Late notice but for anyone interested but there is a Minneapolis native performing at the Fitzgerald Theater this Saturday May 31st who previously did a cross-Europe bike trip with his accordion.

http://fitzgeraldtheater.publicradio.org/events/

A rough night in town

May 29th, 2008

60 km outside Delhi, we became embroiled in the first of many traffic jams to come. I almost clipped a bus with the trailer, only to snap my head forward in time to swerve around another bus turning straight into me. Traffic piled up behind slow bullock and pony carts. Cycle rickshaws, motor scooters and cyclists dodged in and out of of the slower vehicles. Buses relentlessly blasted everyone with their horns. Vehicles always charged up behind me when I tried to get around bullock carts.

After a day of hard biking and constant direction-asking, we arrived where we wanted to at 6:00pm. It had been a long day, but little did we know it was only 2/3 done.

We couldn’t find a decent place to stay. According to our custom, we left one person with the bikes and sent two out to look for places. Several times they came back empty handed.

I argued for going to the train station. Pete was against, but Drew sided with me. We mounted the bikes and headed towards the train station, which was only a couple kilometers away.

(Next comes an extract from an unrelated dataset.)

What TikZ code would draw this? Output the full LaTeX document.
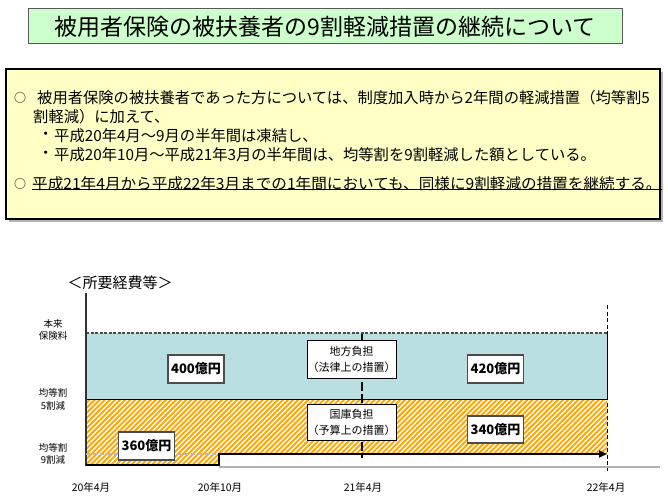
\documentclass[tikz,border=0pt]{standalone}
\usepackage{fontspec}
\setmainfont{Noto Sans CJK JP}
\usetikzlibrary{patterns.meta,arrows.meta}
\definecolor{titlegreen}{HTML}{CCFFCC}
\definecolor{boxyellow}{HTML}{FFFFC6}
\definecolor{barblue}{HTML}{BADFE3}
\definecolor{barorange}{HTML}{FFA600}
\tikzset{
  bodytext/.style={anchor=west,inner sep=0pt,font=\fontsize{15.3}{18}\selectfont},
  circmark/.style={anchor=west,inner sep=0pt,font=\fontsize{12}{14}\selectfont},
  numbox/.style={draw=gray!60!black,line width=1.2pt,fill=white,inner sep=0pt,
    minimum width=56pt,minimum height=28pt,font=\bfseries\fontsize{13}{13}\selectfont},
  labbox/.style={draw=black,line width=0.8pt,fill=white,inner sep=0pt,align=center,
    minimum width=89pt,font=\fontsize{11}{16}\selectfont},
  sidelab/.style={align=center,inner sep=0pt,font=\fontsize{9.5}{12.5}\selectfont},
  datelab/.style={inner sep=0pt,font=\fontsize{10.5}{12}\selectfont}
}
\begin{document}
\begin{tikzpicture}[x=1pt,y=-1pt]
\useasboundingbox[fill=white] (0,0) rectangle (668,497);
% title
\node[draw=gray!70!black,line width=1pt,fill=titlegreen,minimum width=594pt,minimum height=35pt,
  inner sep=0pt,font=\fontsize{23}{23}\selectfont] (title) at (325,26.5)
  {被用者保険の被扶養者の9割軽減措置の継続について};
% yellow box
\fill[gray!60] (9,72) rectangle (663,222);
\draw[fill=boxyellow,line width=2pt] (6,69) rectangle (660,219);
\node[circmark] (c1) at (14,98) {○};
\node[bodytext] (l1) at (37,98) {被用者保険の被扶養者であった方については、制度加入時から2年間の軽減措置（均等割5};
\node[bodytext] (l2) at (33,117) {割軽減）に加えて、};
\node[bodytext] (b3) at (38,136) {・};
\node[bodytext] (l3) at (54,136) {平成20年4月～9月の半年間は凍結し、};
\node[bodytext] (b4) at (38,155) {・};
\node[bodytext] (l4) at (54,155) {平成20年10月～平成21年3月の半年間は、均等割を9割軽減した額としている。};
\node[circmark] (c5) at (14,184) {○};
\node[bodytext,transform shape,xscale=1.02] (l5) at (32,184) {平成21年4月から平成22年3月までの1年間においても、同様に9割軽減の措置を継続する。};
\draw[line width=0.8pt] ([yshift=1.5pt]l5.south west) -- ([yshift=1.5pt]l5.south east);
% chart heading
\node[inner sep=0pt,font=\fontsize{15}{15}\selectfont] (head) at (120,283) {＜所要経費等＞};
% orange hatched region
\path[preaction={fill=barorange},pattern={Lines[angle=45,distance=3.6pt,line width=1.4pt]},pattern color=white]
  (86,399) -- (607,399) -- (607,454) -- (219,454) -- (219,465) -- (86,465) -- cycle;
% blue region
\fill[barblue] (86,333) rectangle (607,399);
\draw[line width=0.9pt] (86,399) -- (607,399) -- (607,333);
\draw[gray!60!black,line width=1.2pt,dash pattern=on 3pt off 1.5pt] (86,333) -- (607,333);
% vertical dashed lines
\draw[line width=2.2pt,dash pattern=on 9pt off 3pt] (362,334) -- (362,458);
\draw[line width=0.8pt,dash pattern=on 4pt off 2.5pt] (607,305) -- (607,471);
% axis and baseline
\draw[line width=1.3pt,gray!40!black] (86,293) -- (86,466);
\draw[gray!60,line width=2pt] (219,466.5) -- (660,466.5);
\draw[gray!55,line width=1.6pt,dash pattern=on 4pt off 3pt] (86,454) -- (219,454);
\draw[line width=2.5pt,line join=miter,-{Triangle[length=8pt,width=7pt]}]
  (86,465) -- (219,465) -- (219,454) -- (607,454);
% boxes
\node[numbox] (n400) at (196,369) {400億円};
\node[numbox] (n360) at (146.5,446) {360億円};
\node[numbox] (n420) at (495.5,369) {420億円};
\node[numbox,minimum height=27pt] (n340) at (495.5,429.5) {340億円};
\node[labbox,minimum height=38pt] (chiho) at (351.5,359) {地方負担\\（法律上の措置）};
\node[labbox,minimum height=36pt] (kokko) at (351.5,422) {国庫負担\\（予算上の措置）};
% side labels
\node[sidelab] (s1) at (53,330) {本来\\保険料};
\node[sidelab] (s2) at (53,399.5) {均等割\\5割減};
\node[sidelab] (s3) at (53,454) {均等割\\9割減};
% date labels
\node[datelab] (d1) at (91,487) {20年4月};
\node[datelab] (d2) at (220,487) {20年10月};
\node[datelab] (d3) at (363,487) {21年4月};
\node[datelab] (d4) at (606,487) {22年4月};
\end{tikzpicture}
\end{document}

One hour later, we had gone 1 kilometer. Traffic leading to the train station was hopelessly backed up. It moved at a snail’s pace. Cars, buses, carts, cycle rickshaws and motor bikes all moved in spurts and stops. Tempers shortened and drivers smashed into each other’s bumpers rather than leave space for anyone to get ahead.

“This is hell,” said the usually indefatigable optimist Pete. We put our cycles onto the sidewalk and rolled past the honking mass of jumbled traffic, but to cross the road we had to jump back in.

Finally we made it past the train station and our lane opened up. We proceeded to race to the international youth hostel, so eager to be out of the area we didn’t even stop at the grungy hotels that finally emerged by the side of the road.

We couldn’t race for long, though. We didn’t know where we were going. We stopped again and again to ask for directions. The Delhi Police force became our god-sent guides. One officer spit on the ground and shoved his machine gun underneath his arm. “Straight,” he said pointing, “then right at round about, then you ask again, ok?”

Half an hour to midnight, we finally arrived at the hostel. The silence of the embassy area of New Delhi made for an eerie but welcome change. There was no food. We registered and had our emergency food cold and dry: ramen noodles meant to be consumed when we were stuck in the wilderness with no restaurants. Wilderness or not, we were happy to be finally arrived. We all slept well.